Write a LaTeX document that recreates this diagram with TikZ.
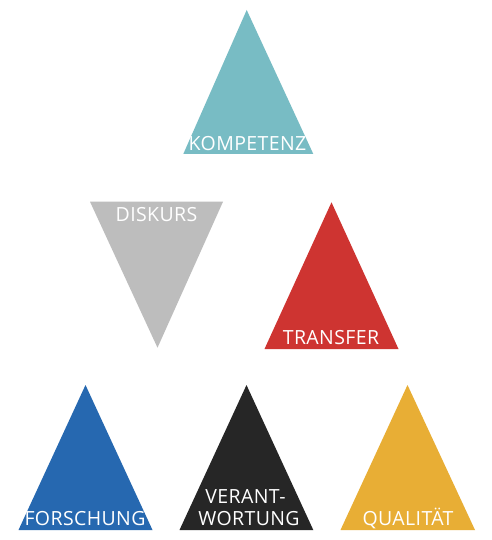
\documentclass[tikz,border=0pt]{standalone}
\usepackage{fontspec}
\setmainfont{Open Sans}
\newfontfamily\lblfont[LetterSpace=2]{Open Sans}
\definecolor{cteal}{HTML}{78BCC4}
\definecolor{cgrey}{HTML}{BDBDBD}
\definecolor{cred}{HTML}{CE3431}
\definecolor{cblue}{HTML}{2668B0}
\definecolor{cblack}{HTML}{262626}
\definecolor{cyellow}{HTML}{E8AE35}
\tikzset{
  lbl/.style={text=white, anchor=base, inner sep=0pt, font=\lblfont\fontsize{19.5}{22}\selectfont},
}
\begin{document}
\begin{tikzpicture}[x=1pt,y=-1pt]
\useasboundingbox[fill=white] (0,0) rectangle (491,540);
% triangles
\fill[cteal] (246.7,10) -- (313.3,154) -- (183.3,154) -- cycle;
\fill[cgrey] (90,201.7) -- (223,201.7) -- (157.5,347.7) -- cycle;
\fill[cred] (331.5,202.3) -- (398.5,349) -- (264.5,349) -- cycle;
\fill[cblue] (85.5,385) -- (152.5,530) -- (18.5,530) -- cycle;
\fill[cblack] (246.5,385) -- (313.3,530) -- (179.5,530) -- cycle;
\fill[cyellow] (407.5,385) -- (475,530) -- (340.5,530) -- cycle;
% labels
\node[lbl] (kompetenz) at (247.5,150) {KOMPETENZ};
\node[lbl] (diskurs) at (156.5,221) {DISKURS};
\node[lbl] (transfer) at (331,344) {TRANSFER};
\node[lbl] (forschung) at (85,525.7) {FORSCHUNG};
\node[lbl] (verant) at (245.5,503.3) {VERANT-};
\node[lbl] (wortung) at (249,525.7) {WORTUNG};
\node[lbl] (qualitaet) at (408,525.7) {QUALITÄT};
\end{tikzpicture}
\end{document}
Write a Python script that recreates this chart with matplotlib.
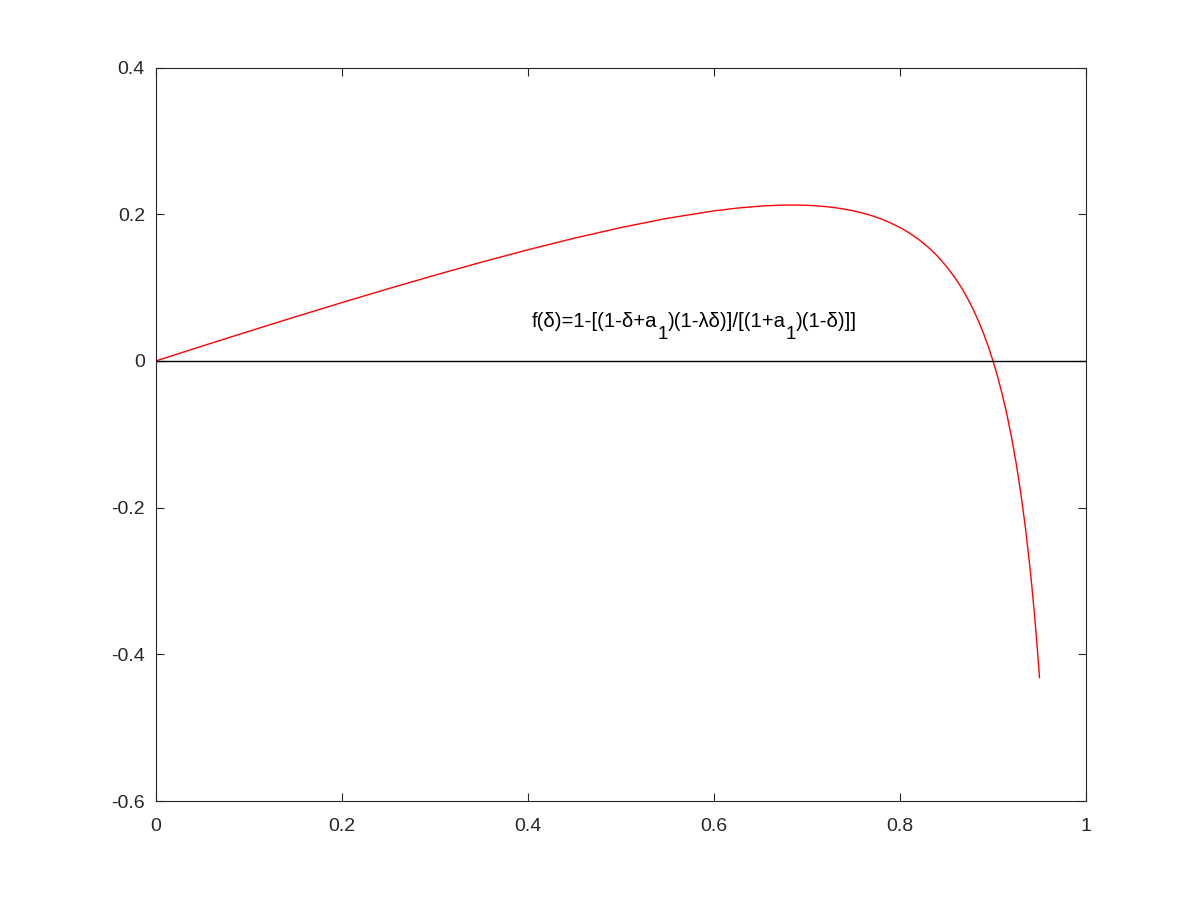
__________
— Given problem —
Quote every line word for word and keep the images out of the copy.

— Correct output —
Write a LaTeX document that recreates this diagram with TikZ.
\documentclass[tikz,border=0pt]{standalone}
\usepackage{fontspec}
\setmainfont{Open Sans}
\newfontfamily\lblfont[LetterSpace=2]{Open Sans}
\definecolor{cteal}{HTML}{78BCC4}
\definecolor{cgrey}{HTML}{BDBDBD}
\definecolor{cred}{HTML}{CE3431}
\definecolor{cblue}{HTML}{2668B0}
\definecolor{cblack}{HTML}{262626}
\definecolor{cyellow}{HTML}{E8AE35}
\tikzset{
  lbl/.style={text=white, anchor=base, inner sep=0pt, font=\lblfont\fontsize{19.5}{22}\selectfont},
}
\begin{document}
\begin{tikzpicture}[x=1pt,y=-1pt]
\useasboundingbox[fill=white] (0,0) rectangle (491,540);
% triangles
\fill[cteal] (246.7,10) -- (313.3,154) -- (183.3,154) -- cycle;
\fill[cgrey] (90,201.7) -- (223,201.7) -- (157.5,347.7) -- cycle;
\fill[cred] (331.5,202.3) -- (398.5,349) -- (264.5,349) -- cycle;
\fill[cblue] (85.5,385) -- (152.5,530) -- (18.5,530) -- cycle;
\fill[cblack] (246.5,385) -- (313.3,530) -- (179.5,530) -- cycle;
\fill[cyellow] (407.5,385) -- (475,530) -- (340.5,530) -- cycle;
% labels
\node[lbl] (kompetenz) at (247.5,150) {KOMPETENZ};
\node[lbl] (diskurs) at (156.5,221) {DISKURS};
\node[lbl] (transfer) at (331,344) {TRANSFER};
\node[lbl] (forschung) at (85,525.7) {FORSCHUNG};
\node[lbl] (verant) at (245.5,503.3) {VERANT-};
\node[lbl] (wortung) at (249,525.7) {WORTUNG};
\node[lbl] (qualitaet) at (408,525.7) {QUALITÄT};
\end{tikzpicture}
\end{document}
Write a Python script that recreates this chart with matplotlib.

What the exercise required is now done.